In the lines below, output everything from the first line through the line containing "svg.attr('width', width).attr('height', height);" exactly as it is. Pictures are not part of the output.

• **Given material**:
--- --- ---

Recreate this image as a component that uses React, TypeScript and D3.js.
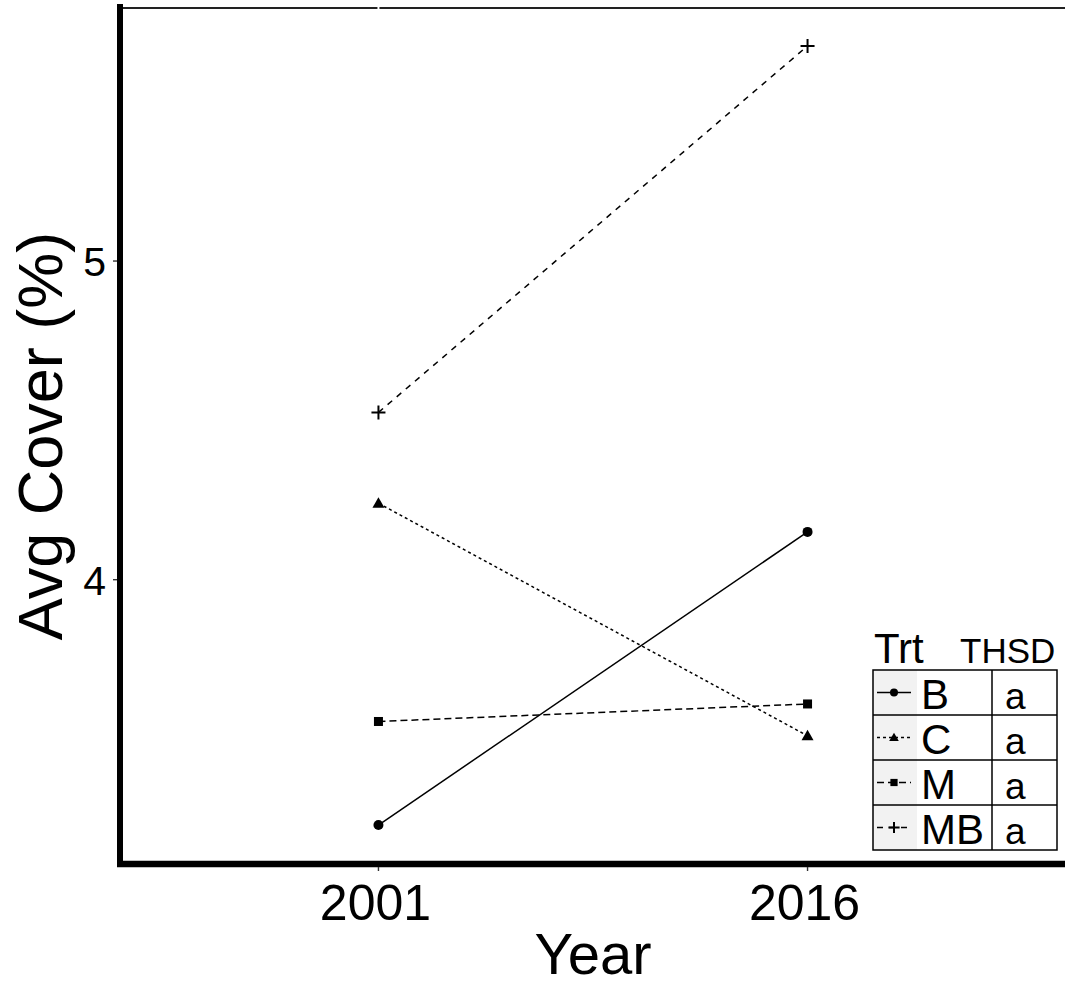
import React, { useEffect, useRef } from 'react';
import * as d3 from 'd3';

// values
const years = ['2001', '2016'];
const treatments = ['B', 'C', 'M', 'MB'];
const thsdGroups = ['a', 'a', 'a', 'a'];
const coverB = [3.23, 4.15];
const coverC = [4.24, 3.51];
const coverM = [3.555, 3.61];
const coverMB = [4.525, 5.675];
const yTickValues = [4, 5];

const FONT = '"Liberation Sans", Arial, Helvetica, sans-serif';

const App = () => {
    const svgRef = useRef<SVGSVGElement>(null);

    useEffect(() => {
        const width = 1065;
        const height = 987;
        const panel = { left: 121, right: 1065, top: 7, bottom: 864 };

        const svg = d3.select(svgRef.current);
        svg.selectAll('*').remove();
        svg.attr('width', width).attr('height', height);

        const series = [
            { name: 'B', values: coverB, dash: null, shape: 'circle' },
            { name: 'C', values: coverC, dash: '3,3', shape: 'triangle' },
            { name: 'M', values: coverM, dash: '7,4', shape: 'square' },
            { name: 'MB', values: coverMB, dash: '6,6', shape: 'plus' }
        ];

        //x scale, ggplot style discrete expansion
        const xScale = d3.scalePoint<string>()
            .domain(years)
            .range([panel.left, panel.right])
            .padding(0.6);

        //y scale with 5% expansion on both sides
        const all = series.flatMap(s => s.values);
        const lo = d3.min(all)!;
        const hi = d3.max(all)!;
        const pad = (hi - lo) * 0.05;
        const yScale = d3.scaleLinear()
            .domain([lo - pad, hi + pad])
            .range([panel.bottom, panel.top]);

        //top border line
        svg.append('line')
            .attr('x1', panel.left).attr('x2', panel.right)
            .attr('y1', panel.top + 1).attr('y2', panel.top + 1)
            .attr('stroke', '#222').attr('stroke-width', 2);

        //white major grid line (only visible where it crosses the border)
        svg.append('line')
            .attr('x1', xScale(years[0])!).attr('x2', xScale(years[0])!)
            .attr('y1', panel.top - 2).attr('y2', panel.top + 4)
            .attr('stroke', '#fff').attr('stroke-width', 2);

        const drawShape = (g: any, shape: string, x: number, y: number, s: number) => {
            if (shape === 'circle') {
                g.append('circle').attr('cx', x).attr('cy', y).attr('r', s / 2).attr('fill', '#000');
            } else if (shape === 'triangle') {
                g.append('path')
                    .attr('d', `M${x},${y - s * 0.6}L${x + s * 0.6},${y + s * 0.45}L${x - s * 0.6},${y + s * 0.45}Z`)
                    .attr('fill', '#000');
            } else if (shape === 'square') {
                g.append('rect')
                    .attr('x', x - s * 0.45).attr('y', y - s * 0.45)
                    .attr('width', s * 0.9).attr('height', s * 0.9)
                    .attr('fill', '#000');
            } else {
                const r = s * 0.7;
                g.append('path')
                    .attr('d', `M${x - r},${y}H${x + r}M${x},${y - r}V${y + r}`)
                    .attr('stroke', '#000').attr('stroke-width', 2).attr('fill', 'none');
            }
        };

        //lines and points
        const line = d3.line<number>()
            .x((_, i) => xScale(years[i])!)
            .y(d => yScale(d));

        series.forEach(s => {
            svg.append('path')
                .datum(s.values)
                .attr('fill', 'none')
                .attr('stroke', '#000')
                .attr('stroke-width', 1.5)
                .attr('stroke-dasharray', s.dash)
                .attr('d', line);
            const g = svg.append('g');
            s.values.forEach((v, i) => drawShape(g, s.shape, xScale(years[i])!, yScale(v), 10));
        });

        //axis lines
        svg.append('line')
            .attr('x1', 120).attr('x2', 120)
            .attr('y1', panel.top - 3).attr('y2', panel.bottom + 3)
            .attr('stroke', '#000').attr('stroke-width', 6);
        svg.append('line')
            .attr('x1', 117).attr('x2', panel.right)
            .attr('y1', panel.bottom).attr('y2', panel.bottom)
            .attr('stroke', '#000').attr('stroke-width', 6.5);

        //x ticks and labels
        years.forEach(yr => {
            const x = xScale(yr)!;
            svg.append('line')
                .attr('x1', x).attr('x2', x)
                .attr('y1', panel.bottom + 3).attr('y2', panel.bottom + 7)
                .attr('stroke', '#333').attr('stroke-width', 1.4);
            svg.append('text')
                .attr('x', x - 3).attr('y', 920)
                .attr('text-anchor', 'middle')
                .attr('font-family', FONT).attr('font-size', 50)
                .attr('fill', '#000')
                .text(yr);
        });

        //y ticks and labels
        yTickValues.forEach(v => {
            const y = yScale(v);
            svg.append('line')
                .attr('x1', 113).attr('x2', 117)
                .attr('y1', y).attr('y2', y)
                .attr('stroke', '#333').attr('stroke-width', 1.4);
            svg.append('text')
                .attr('x', 106).attr('y', y + 15)
                .attr('text-anchor', 'end')
                .attr('font-family', FONT).attr('font-size', 41)
                .attr('fill', '#000')
                .text(d3.format('d')(v));
        });

        //axis titles
        svg.append('text')
            .attr('x', 593).attr('y', 974)
            .attr('text-anchor', 'middle')
            .attr('font-family', FONT).attr('font-size', 58)
            .attr('fill', '#000')
            .text('Year');

        svg.append('text')
            .attr('transform', 'translate(62,436) rotate(-90)')
            .attr('text-anchor', 'middle')
            .attr('font-family', FONT).attr('font-size', 63)
            .attr('fill', '#000')
            .text('Avg Cover (%)');

        //legend
        const leg = { left: 873, keyRight: 917, mid: 992, right: 1057, top: 670, bottom: 850 };
        const rowScale = d3.scaleBand<string>()
            .domain(treatments)
            .range([leg.top, leg.bottom]);

        svg.append('text')
            .attr('x', 874).attr('y', 663)
            .attr('font-family', FONT).attr('font-size', 42)
            .attr('fill', '#000')
            .text('Trt');
        svg.append('text')
            .attr('x', 960).attr('y', 663)
            .attr('font-family', FONT).attr('font-size', 35)
            .attr('fill', '#000')
            .text('THSD');

        svg.append('rect')
            .attr('x', leg.left).attr('y', leg.top)
            .attr('width', leg.keyRight - leg.left).attr('height', leg.bottom - leg.top)
            .attr('fill', '#f2f2f2');

        series.forEach((s, i) => {
            const y0 = rowScale(s.name)!;
            const cy = y0 + rowScale.bandwidth() / 2;
            svg.append('line')
                .attr('x1', 877).attr('x2', 911)
                .attr('y1', cy).attr('y2', cy)
                .attr('stroke', '#000').attr('stroke-width', 1.6)
                .attr('stroke-dasharray', s.dash);
            drawShape(svg.append('g'), s.shape, 894, cy, 8);
            svg.append('text')
                .attr('x', 921).attr('y', y0 + rowScale.bandwidth() - 6)
                .attr('font-family', FONT).attr('font-size', 42)
                .attr('fill', '#000')
                .text(s.name);
            svg.append('text')
                .attr('x', 1005).attr('y', y0 + rowScale.bandwidth() - 6)
                .attr('font-family', FONT).attr('font-size', 37)
                .attr('fill', '#000')
                .text(thsdGroups[i]);
        });

        //legend grid
        treatments.slice(1).forEach(t => {
            const y = rowScale(t)!;
            svg.append('line')
                .attr('x1', leg.left).attr('x2', leg.right)
                .attr('y1', y).attr('y2', y)
                .attr('stroke', '#000').attr('stroke-width', 1.5);
        });
        svg.append('line')
            .attr('x1', leg.mid).attr('x2', leg.mid)
            .attr('y1', leg.top).attr('y2', leg.bottom)
            .attr('stroke', '#000').attr('stroke-width', 1.5);
        svg.append('rect')
            .attr('x', leg.left).attr('y', leg.top)
            .attr('width', leg.right - leg.left).attr('height', leg.bottom - leg.top)
            .attr('fill', 'none')
            .attr('stroke', '#000').attr('stroke-width', 1.5);
    }, []);

    return (
        <svg
            ref={svgRef}
            style={{ position: 'absolute', left: 0, top: 0, display: 'block', background: '#fff' }}
        ></svg>
    );
};

export default App;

--- --- ---

• **Task result**:
Recreate this image as a component that uses React, TypeScript and D3.js.
import React, { useEffect, useRef } from 'react';
import * as d3 from 'd3';

// values
const years = ['2001', '2016'];
const treatments = ['B', 'C', 'M', 'MB'];
const thsdGroups = ['a', 'a', 'a', 'a'];
const coverB = [3.23, 4.15];
const coverC = [4.24, 3.51];
const coverM = [3.555, 3.61];
const coverMB = [4.525, 5.675];
const yTickValues = [4, 5];

const FONT = '"Liberation Sans", Arial, Helvetica, sans-serif';

const App = () => {
    const svgRef = useRef<SVGSVGElement>(null);

    useEffect(() => {
        const width = 1065;
        const height = 987;
        const panel = { left: 121, right: 1065, top: 7, bottom: 864 };

        const svg = d3.select(svgRef.current);
        svg.selectAll('*').remove();
        svg.attr('width', width).attr('height', height);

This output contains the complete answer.